• [Task]:
Omit all images. Transcribe the rest of the material below exactly.

[start of Material]

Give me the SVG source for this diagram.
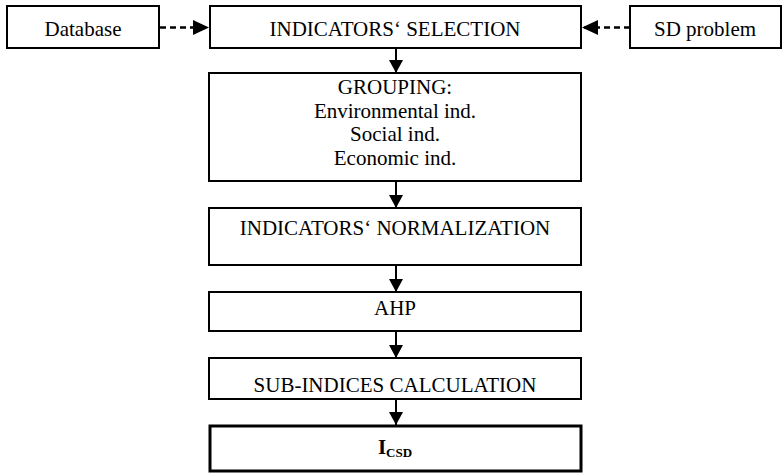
<svg xmlns="http://www.w3.org/2000/svg" width="782" height="474" viewBox="0 0 782 474">
<style>
.box{fill:#fff;stroke:#000;stroke-width:2}
.bold{fill:#fff;stroke:#000;stroke-width:3}
.t{font-family:"Liberation Serif","Times New Roman",serif;font-size:21px;fill:#000;text-anchor:middle}
.c{stroke:#000;stroke-width:2;fill:none}
.d{stroke:#000;stroke-width:2.5;fill:none;stroke-dasharray:6,4}
</style>
<defs>
<marker id="ah" markerUnits="userSpaceOnUse" markerWidth="16" markerHeight="15" refX="16" refY="7.5" orient="auto">
<path d="M0,0 L16,7.5 L0,15 z" fill="#000"/>
</marker>
<marker id="ad" markerUnits="userSpaceOnUse" markerWidth="13" markerHeight="14" refX="13" refY="7" orient="auto">
<path d="M0,0 L13,7 L0,14 z" fill="#000"/>
</marker>
</defs>
<g id="connectors">
<line class="d" x1="160" y1="27.5" x2="209" y2="27.5" marker-end="url(#ah)"/>
<line class="d" x1="630" y1="27.5" x2="582" y2="27.5" marker-end="url(#ah)"/>
<line class="c" x1="396" y1="48" x2="396" y2="73" marker-end="url(#ad)"/>
<line class="c" x1="396" y1="181" x2="396" y2="208" marker-end="url(#ad)"/>
<line class="c" x1="396" y1="265" x2="396" y2="292" marker-end="url(#ad)"/>
<line class="c" x1="396" y1="331" x2="396" y2="358" marker-end="url(#ad)"/>
<line class="c" x1="396" y1="399" x2="396" y2="425" marker-end="url(#ad)"/>
</g>
<g id="database">
<rect class="box" x="7" y="6" width="152" height="42"/>
<text class="t" x="83" y="36">Database</text>
</g>
<g id="selection">
<rect class="box" x="210" y="6" width="371" height="42"/>
<text class="t" x="395" y="36">INDICATORS‘ SELECTION</text>
</g>
<g id="sdproblem">
<rect class="box" x="630" y="6" width="151" height="42"/>
<text class="t" x="705" y="36">SD problem</text>
</g>
<g id="grouping">
<rect class="box" x="209" y="73" width="372" height="108"/>
<text class="t" x="395" y="94">GROUPING:</text>
<text class="t" x="395" y="118">Environmental ind.</text>
<text class="t" x="395" y="141">Social ind.</text>
<text class="t" x="395" y="165">Economic ind.</text>
</g>
<g id="normalization">
<rect class="box" x="209" y="208" width="372" height="57"/>
<text class="t" x="395" y="235">INDICATORS‘ NORMALIZATION</text>
</g>
<g id="ahp">
<rect class="box" x="209" y="292" width="372" height="39"/>
<text class="t" x="395" y="315">AHP</text>
</g>
<g id="subindices">
<rect class="box" x="209" y="358" width="372" height="41"/>
<text class="t" x="395" y="392">SUB-INDICES CALCULATION</text>
</g>
<g id="icsd">
<rect class="bold" x="210" y="426" width="371" height="45"/>
<text class="t" x="395" y="454"><tspan font-weight="bold">I</tspan><tspan font-weight="bold" font-size="13" dy="3">CSD</tspan></text>
</g>
</svg>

[end of Material]

• [Answer for this exercise]:
Give me the SVG source for this diagram.
<svg xmlns="http://www.w3.org/2000/svg" width="782" height="474" viewBox="0 0 782 474">
<style>
.box{fill:#fff;stroke:#000;stroke-width:2}
.bold{fill:#fff;stroke:#000;stroke-width:3}
.t{font-family:"Liberation Serif","Times New Roman",serif;font-size:21px;fill:#000;text-anchor:middle}
.c{stroke:#000;stroke-width:2;fill:none}
.d{stroke:#000;stroke-width:2.5;fill:none;stroke-dasharray:6,4}
</style>
<defs>
<marker id="ah" markerUnits="userSpaceOnUse" markerWidth="16" markerHeight="15" refX="16" refY="7.5" orient="auto">
<path d="M0,0 L16,7.5 L0,15 z" fill="#000"/>
</marker>
<marker id="ad" markerUnits="userSpaceOnUse" markerWidth="13" markerHeight="14" refX="13" refY="7" orient="auto">
<path d="M0,0 L13,7 L0,14 z" fill="#000"/>
</marker>
</defs>
<g id="connectors">
<line class="d" x1="160" y1="27.5" x2="209" y2="27.5" marker-end="url(#ah)"/>
<line class="d" x1="630" y1="27.5" x2="582" y2="27.5" marker-end="url(#ah)"/>
<line class="c" x1="396" y1="48" x2="396" y2="73" marker-end="url(#ad)"/>
<line class="c" x1="396" y1="181" x2="396" y2="208" marker-end="url(#ad)"/>
<line class="c" x1="396" y1="265" x2="396" y2="292" marker-end="url(#ad)"/>
<line class="c" x1="396" y1="331" x2="396" y2="358" marker-end="url(#ad)"/>
<line class="c" x1="396" y1="399" x2="396" y2="425" marker-end="url(#ad)"/>
</g>
<g id="database">
<rect class="box" x="7" y="6" width="152" height="42"/>
<text class="t" x="83" y="36">Database</text>
</g>
<g id="selection">
<rect class="box" x="210" y="6" width="371" height="42"/>
<text class="t" x="395" y="36">INDICATORS‘ SELECTION</text>
</g>
<g id="sdproblem">
<rect class="box" x="630" y="6" width="151" height="42"/>
<text class="t" x="705" y="36">SD problem</text>
</g>
<g id="grouping">
<rect class="box" x="209" y="73" width="372" height="108"/>
<text class="t" x="395" y="94">GROUPING:</text>
<text class="t" x="395" y="118">Environmental ind.</text>
<text class="t" x="395" y="141">Social ind.</text>
<text class="t" x="395" y="165">Economic ind.</text>
</g>
<g id="normalization">
<rect class="box" x="209" y="208" width="372" height="57"/>
<text class="t" x="395" y="235">INDICATORS‘ NORMALIZATION</text>
</g>
<g id="ahp">
<rect class="box" x="209" y="292" width="372" height="39"/>
<text class="t" x="395" y="315">AHP</text>
</g>
<g id="subindices">
<rect class="box" x="209" y="358" width="372" height="41"/>
<text class="t" x="395" y="392">SUB-INDICES CALCULATION</text>
</g>
<g id="icsd">
<rect class="bold" x="210" y="426" width="371" height="45"/>
<text class="t" x="395" y="454"><tspan font-weight="bold">I</tspan><tspan font-weight="bold" font-size="13" dy="3">CSD</tspan></text>
</g>
</svg>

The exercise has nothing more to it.